Concern for darter fish unlikely to affect Redskins stadium plan

May 24, 1994|By Katherine Richards | Katherine Richards,Sun Staff Writer

It is unlikely the glassy darter, a tiny, translucent fish on Maryland's endangered species list, will have much effect on plans to build a new stadium for the Redskins in Laurel, biologists say.

To begin with, it is unclear whether the fish, which is not on the federal endangered species list, exists in the Patuxent River, which flows by the stadium site.

Even if it is in the river, the fish should not endanger the stadium project, says Janet McKegg, director of the Natural Heritage Program of the state Department of Natural Resources. "At this point, we did not have any problems with this project as long as they maintain the water quality," she says.

The glassy darter lives in the sandy bottoms of clean rivers, burying itself up to the eyeballs and waiting for food to float by. Because of its lifestyle, the glassy darter is intolerant of silting and pollution, says Dr. Roman Jesien, a research scientist with Horn Point Environmental Laboratories, part of the University of Maryland Center for Environmental and Estuarine Studies.

Although Maryland lists the glassy darter as endangered, the fish does not appear on the federal list because it is found in other states.

The glassy darter used to be common in the Patuxent, but it was thought to have been eliminated from the area by 1977, according to Dr. Jesien.

He searched for the darter in the river near the Laurel race track in 1992, but found none.

That same year, the fish was found in the Little Patuxent River, a tributary of the Patuxent that flows into the river downstream from the stadium, says Ms. McKegg.

Whether or not the fish is present in the Patuxent near the stadium site, she says, her agency will work with other state agencies to place conditions on state permits required for the stadium project.

The conditions will force builders to take precautions during construction to ensure water quality is not harmed just in case scientists missed the fish in the river.

Meanwhile, the Redskins contend that their project will only help the glassy darter.

"We are improving the storm water drainage from that property," says Walter Lynch, stadium project manager.

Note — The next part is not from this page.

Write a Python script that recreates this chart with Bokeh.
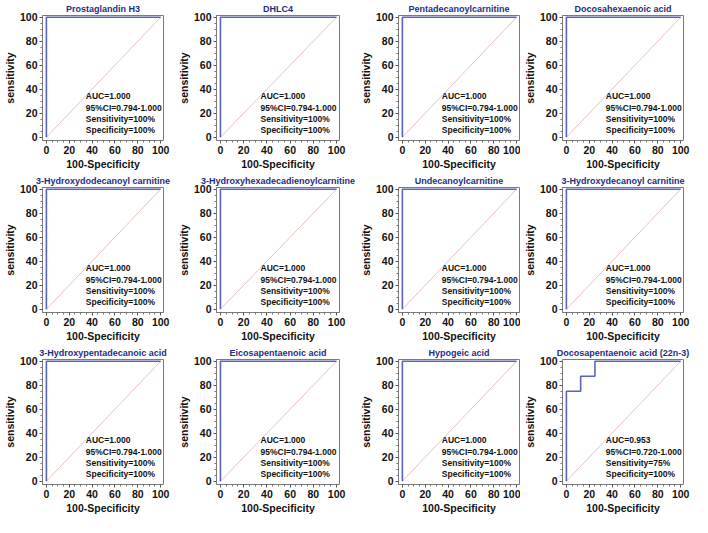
from bokeh.plotting import figure
from bokeh.layouts import row, column
from bokeh.models import Range1d, FixedTicker
from bokeh.embed import file_html
from bokeh.resources import INLINE
from bokeh.core.properties import value

titles = ["Prostaglandin H3", "DHLC4", "Pentadecanoylcarnitine", "Docosahexaenoic acid",
          "3-Hydroxydodecanoyl carnitine", "3-Hydroxyhexadecadienoylcarnitine",
          "Undecanoylcarnitine", "3-Hydroxydecanoyl carnitine",
          "3-Hydroxypentadecanoic acid", "Eicosapentaenoic acid", "Hypogeic acid",
          "Docosapentaenoic acid (22n-3)"]
auc = [1.000] * 11 + [0.953]
ci_low = [0.794] * 11 + [0.720]
ci_high = [1.000] * 12
sensitivity = [100] * 11 + [75]
specificity = [100] * 12
roc_x = [[0, 0, 100]] * 11 + [[0, 0, 12.5, 12.5, 25, 25, 100]]
roc_y = [[0, 100, 100]] * 11 + [[0, 75, 75, 87.5, 87.5, 100, 100]]
chance_x = [0, 100]
chance_y = [0, 100]
major_ticks = [0, 20, 40, 60, 80, 100]
minor_ticks = [5, 10, 15, 25, 30, 35, 45, 50, 55, 65, 70, 75, 85, 90, 95]

FONT = "Liberation Sans"
CURVE = "#5a62c4"
FRAME = "#7a7a7a"
TITLE = "#1f2d7f"

col_width = [174, 182, 164, 172]
col_rborder = [11, 17, 1, 9]


def make(i):
    c = i % 4
    p = figure(width=col_width[c], frame_height=125,
               x_range=Range1d(-3.4, 102.5), y_range=Range1d(-2.7, 101.4),
               output_backend="svg", toolbar_location=None,
               min_border_left=0, min_border_right=col_rborder[c],
               min_border_top=0, min_border_bottom=0,
               title=titles[i])
    p.title.align = "center"
    p.title.text_font = FONT
    p.title.text_font_size = "9px"
    p.title.text_font_style = "bold"
    p.title.text_color = TITLE
    p.title.standoff = 3
    p.xgrid.visible = False
    p.ygrid.visible = False
    p.outline_line_color = FRAME
    p.outline_line_alpha = 1
    p.background_fill_color = "white"
    p.border_fill_color = "white"
    for ax in (p.xaxis[0], p.yaxis[0]):
        ax.ticker = FixedTicker(ticks=major_ticks, minor_ticks=minor_ticks)
        ax.axis_line_color = FRAME
        ax.major_tick_line_color = "#555555"
        ax.minor_tick_line_color = "#777777"
        ax.major_tick_in = 0
        ax.major_tick_out = 3
        ax.minor_tick_in = 0
        ax.minor_tick_out = 2
        ax.major_label_text_font = FONT
        ax.major_label_text_font_style = "bold"
        ax.major_label_text_font_size = "10.5px"
        ax.major_label_text_color = "#111111"
        ax.major_label_standoff = 2
        ax.axis_label_text_font = FONT
        ax.axis_label_text_font_style = "bold"
        ax.axis_label_text_font_size = "10.5px"
        ax.axis_label_text_color = "#111111"
        ax.axis_label_standoff = 1
    p.xaxis.axis_label = "100-Specificity"
    p.yaxis.axis_label = "sensitivity"

    p.line(chance_x, chance_y, line_color="#e3b0b0", line_width=0.8)
    p.line(roc_x[i], roc_y[i], line_color=CURVE, line_width=1.6)

    lines = [f"AUC={auc[i]:.3f}",
             f"95%CI={ci_low[i]:.3f}-{ci_high[i]:.3f}",
             f"Sensitivity={sensitivity[i]}%",
             f"Specificity={specificity[i]}%"]
    p.text(x=[34.5] * 4, y=[34, 24.7, 15.3, 5.9], text=lines,
           text_font=value(FONT), text_font_style="bold", text_font_size="8.5px",
           text_color="#111111", text_baseline="middle", text_align="left")
    return p


figs = [make(i) for i in range(12)]
layout = row([column([figs[c], figs[c + 4], figs[c + 8]], spacing=0) for c in range(4)],
             spacing=0)

open("out.html", "w").write(file_html(layout, INLINE))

Laurel Race Course, built in the early 1900s, has no storm water management facilities for its parking lots, he says. If the Redskins build a football stadium next to the race track, they will install storm water management facilities, improving the quality of run-off from the site.

His argument does not satisfy some stadium opponents, including Citizens Against the Stadium II, who are calling for a complete environmental impact study of the proposed stadium site.

"Before they proceed with tearing things up, everyone needs to know the ramifications," says Jeanne Mignon, president of CATS-II. "Why would you deliberately put a structure here without studying every impact this structure is going to have?"